Regression is one of the supervised machine learning algorithm which is used for data analysis and prediction. Supervised learning is the one where data is used to train the model that is already labelled. It means that the correct output or answer is already present. Regression is different from classification such that in regression the output variable is a real or continuous value on the other hand it is categorical in classification.The simplest model of regression is Linear Regression and one of the most popular is Logistic Regression.

Linear Regression

Linear Regression is a regression technique that finds our a relationship between one or more input variables and a single output variable.

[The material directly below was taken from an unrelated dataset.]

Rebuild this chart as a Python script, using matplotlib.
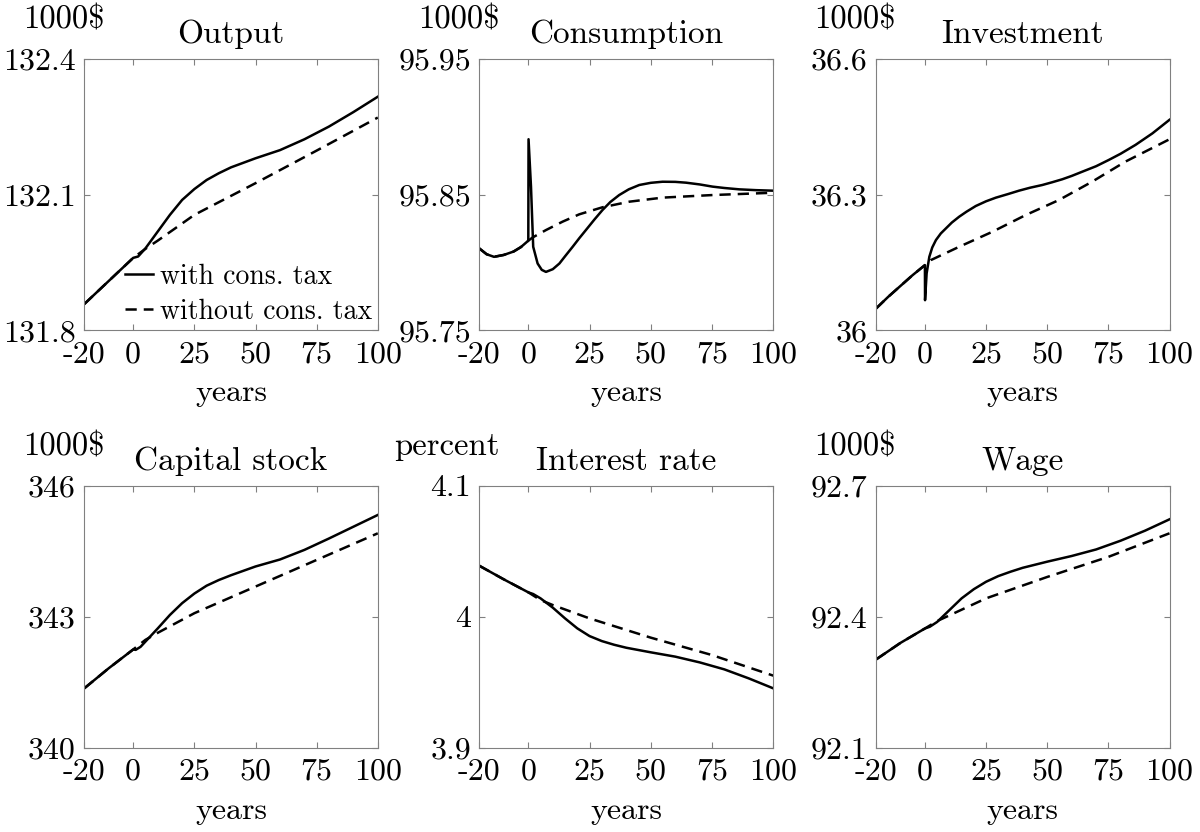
import matplotlib
matplotlib.use("Agg")
import matplotlib.pyplot as plt

plt.rcParams['font.family'] = 'serif'
plt.rcParams['font.serif'] = ['cmr10', 'DejaVu Serif']
plt.rcParams['axes.unicode_minus'] = False

years_ticks = [-20, 0, 25, 50, 75, 100]
years_tick_labels = ['-20', '0', '25', '50', '75', '100']

# Output (1000$)
out_x = [-20, -10, 0, 2, 5, 10, 15, 20, 25, 30, 35, 40, 50, 60, 70, 80, 90, 100]
out_tax = [131.858, 131.909, 131.960, 131.963, 131.981, 132.018, 132.055, 132.088, 132.112,
           132.132, 132.147, 132.160, 132.180, 132.198, 132.222, 132.250, 132.282, 132.316]
out_x0 = [-20, -10, 0, 5, 10, 25, 50, 75, 100]
out_notax = [131.858, 131.909, 131.960, 131.980, 131.998, 132.055, 132.125, 132.197, 132.270]

# Consumption (1000$)
con_x = [-20, -17, -14, -10, -6, -3, 0, 0.1, 1.1, 2.0, 3.8, 5.5, 7.2, 10, 12.7, 15, 18.1,
         20.8, 23.5, 27, 30.3, 33.5, 37.1, 41, 45.3, 50, 54.8, 60, 64.4, 70, 75.2, 80, 86.1,
         93, 100]
con_tax = [95.8103, 95.8060, 95.8041, 95.8055, 95.8080, 95.8113, 95.8160, 95.8907, 95.8558,
           95.8115, 95.7992, 95.7945, 95.7930, 95.7950, 95.7992, 95.8045, 95.8115, 95.8178,
           95.8238, 95.8316, 95.8386, 95.8445, 95.8496, 95.8538, 95.8570, 95.8586, 95.8594,
           95.8593, 95.8587, 95.8574, 95.8558, 95.8548, 95.8538, 95.8532, 95.8528]
con_x0 = [-20, -17, -14, -10, -6, -3, 0, 1.8, 7.2, 14, 20.8, 30.3, 41.2, 54.8, 75.2, 100]
con_notax = [95.8103, 95.8060, 95.8041, 95.8055, 95.8080, 95.8113, 95.8160, 95.8184, 95.8238,
             95.8300, 95.8354, 95.8406, 95.8447, 95.8477, 95.8496, 95.8513]

# Investment (1000$)
inv_x = [-20, -15, -10, -5, 0, 0.05, 0.7, 1.8, 3, 4.5, 6.5, 8.6, 11, 14, 17, 20.8, 25, 29,
         34, 38.5, 43, 48, 52, 56.2, 60, 64.4, 70, 75.2, 80, 86.1, 93, 100]
inv_tax = [36.048, 36.074, 36.098, 36.122, 36.144, 36.0665, 36.1256, 36.1623, 36.183,
           36.1993, 36.214, 36.2252, 36.238, 36.2509, 36.262, 36.2746, 36.285, 36.293, 36.301,
           36.3085, 36.315, 36.321, 36.327, 36.3337, 36.341, 36.3505, 36.3625, 36.3764,
           36.390, 36.4096, 36.435, 36.465]
inv_x0 = [-20, -15, -10, -5, 0, 2.4, 14, 27.6, 41.2, 54.8, 68.4, 82, 100]
inv_notax = [36.048, 36.074, 36.098, 36.122, 36.144, 36.155, 36.1845, 36.2177, 36.2546,
             36.2878, 36.3284, 36.3727, 36.422]

# Capital stock (1000$)
cap_x = [-20, -10, 0, 1, 3, 5, 10, 15, 20, 25, 30, 35, 40, 50, 60, 70, 80, 90, 100]
cap_tax = [341.36, 341.82, 342.25, 342.24, 342.31, 342.43, 342.73, 343.04, 343.31, 343.53,
           343.71, 343.84, 343.95, 344.15, 344.31, 344.53, 344.79, 345.06, 345.33]
cap_x0 = [-20, -10, 0, 5, 10, 25, 50, 75, 100]
cap_notax = [341.36, 341.82, 342.25, 342.47, 342.63, 343.08, 343.69, 344.30, 344.91]

# Interest rate (percent)
int_x = [-20, -10, 0, 2, 5, 10, 15, 20, 25, 30, 35, 40, 50, 60, 70, 80, 90, 100]
int_tax = [4.0389, 4.0285, 4.0186, 4.0173, 4.0140, 4.0069, 3.9987, 3.9911, 3.9852, 3.9814,
           3.9786, 3.9763, 3.9728, 3.9695, 3.9651, 3.9598, 3.9529, 3.9453]
int_x0 = [-20, -10, 0, 5, 10, 25, 50, 75, 100]
int_notax = [4.0389, 4.0285, 4.0186, 4.0127, 4.0089, 3.9987, 3.9840, 3.9707, 3.9550]

# Wage (1000$)
wag_x = [-20, -10, 0, 2, 5, 10, 15, 20, 25, 30, 35, 40, 50, 60, 70, 80, 90, 100]
wag_tax = [92.302, 92.340, 92.373, 92.377, 92.388, 92.415, 92.442, 92.463, 92.480, 92.493,
           92.503, 92.512, 92.526, 92.539, 92.554, 92.574, 92.597, 92.623]
wag_x0 = [-20, -10, 0, 5, 10, 25, 50, 75, 100]
wag_notax = [92.302, 92.340, 92.373, 92.390, 92.403, 92.442, 92.491, 92.537, 92.591]

panels = [
    ('Output', '1000$', out_x, out_tax, out_x0, out_notax, [131.8, 132.1, 132.4], ['131.8', '132.1', '132.4']),
    ('Consumption', '1000$', con_x, con_tax, con_x0, con_notax, [95.75, 95.85, 95.95], ['95.75', '95.85', '95.95']),
    ('Investment', '1000$', inv_x, inv_tax, inv_x0, inv_notax, [36.0, 36.3, 36.6], ['36', '36.3', '36.6']),
    ('Capital stock', '1000$', cap_x, cap_tax, cap_x0, cap_notax, [340, 343, 346], ['340', '343', '346']),
    ('Interest rate', 'percent', int_x, int_tax, int_x0, int_notax, [3.9, 4.0, 4.1], ['3.9', '4', '4.1']),
    ('Wage', '1000$', wag_x, wag_tax, wag_x0, wag_notax, [92.1, 92.4, 92.7], ['92.1', '92.4', '92.7']),
]

W, H = 1200, 832
lefts = [84.3, 479.3, 876]
widths = [293.5, 294, 293.5]
rows = [(58.7, 330.3), (485.7, 747.7)]

fig = plt.figure(figsize=(12, 8.32), dpi=100)

for i, (title, unit, x1, y1, x0, y0, yt, ytl) in enumerate(panels):
    r, c = divmod(i, 3)
    top, bot = rows[r]
    ax = fig.add_axes([lefts[c] / W, 1 - bot / H, widths[c] / W, (bot - top) / H])
    ax.plot(x0, y0, color='black', lw=1.8, dashes=(4.5, 2.8), label='without cons. tax')
    ax.plot(x1, y1, color='black', lw=1.8, label='with cons. tax')
    ax.set_xlim(-20, 100)
    ax.set_ylim(yt[0], yt[-1])
    ax.set_xticks(years_ticks)
    ax.set_xticklabels(years_tick_labels)
    ax.set_yticks(yt)
    ax.set_yticklabels(ytl)
    ax.tick_params(direction='in', length=4, width=0.8, color='#808080', top=True, right=True,
                   labelsize=23, pad=7.5)
    ax.tick_params(axis='y', pad=6)
    for s in ax.spines.values():
        s.set_color('#808080')
        s.set_linewidth(0.8)
    ax.set_title(title, fontsize=24, pad=11.5)
    ax.set_xlabel('years', fontsize=23, labelpad=8.5)
    ax.text(0.068, 1 + 39 / (bot - top), unit, transform=ax.transAxes, ha='right', va='center',
            fontsize=23.5)
    if i == 0:
        h, l = ax.get_legend_handles_labels()
        ax.legend(h[::-1], l[::-1], loc='lower right', frameon=False, fontsize=20,
                  handlelength=1.0, handletextpad=0.25, borderpad=0.1, borderaxespad=0.1,
                  labelspacing=0.3)

fig.savefig('out.png', dpi=100)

In linear regression, the input variable is continuous, unbounded and measured on an interval or ratio scale. If only single input variable is there then it is termed as simple linear regression. If multiple input vairables are there then it is termed as multiple linear regression.

Generalised equation of linear regression looks like this:

y = b0 + b1*x1 + b2*x2 + ... + bn*xn

Here b0,b1...bn are the regression coefficient. These can be found out using techniques such as ordinary least squares, gradient descent, regularization etc.

Simple example of linear regression:

y = b0 + b1*x 

linearReg-1

In higher dimensions when we have more than one input (x), the line is called a plane or a hyper-plane.

Logistic Regression

Logistic regression is a regression technique where dependent variable is represented in the binary (0 or 1, true or false) values. This means that the outcome will be in either one of the two forms.

For example, it can be utilized when we need to find the probability of successful or fail event. Here, the same formula is used with the additional sigmoid function, and the value of Y ranges from 0 to 1.

Sigmoid function:

y = 1/(1+e^(-x))

The logistic regression equation can be given as

y = e^(b0 + b1*x) / (1 + e^(b0 + b1*x))

Where y is the predicted output, b0 is the bias or intercept term and b1 is the coefficient for the single input value (x).

logisticReg

So what we will get as output of the logistic regression algorithm is that it will be in the range of 0<=y<=1. For example if we are trying to predict whether a person is male or female based on human characteristics as parameters, the output can be stated as if y<0.5 the answer is female and if y>=0.5 the answer is male.

The coefficients of the logistic regression are estimated from the training data and is done using maximum likelihood estimation.

With this, you have the complete knowledge of the differences between Linear and Logistic Regression.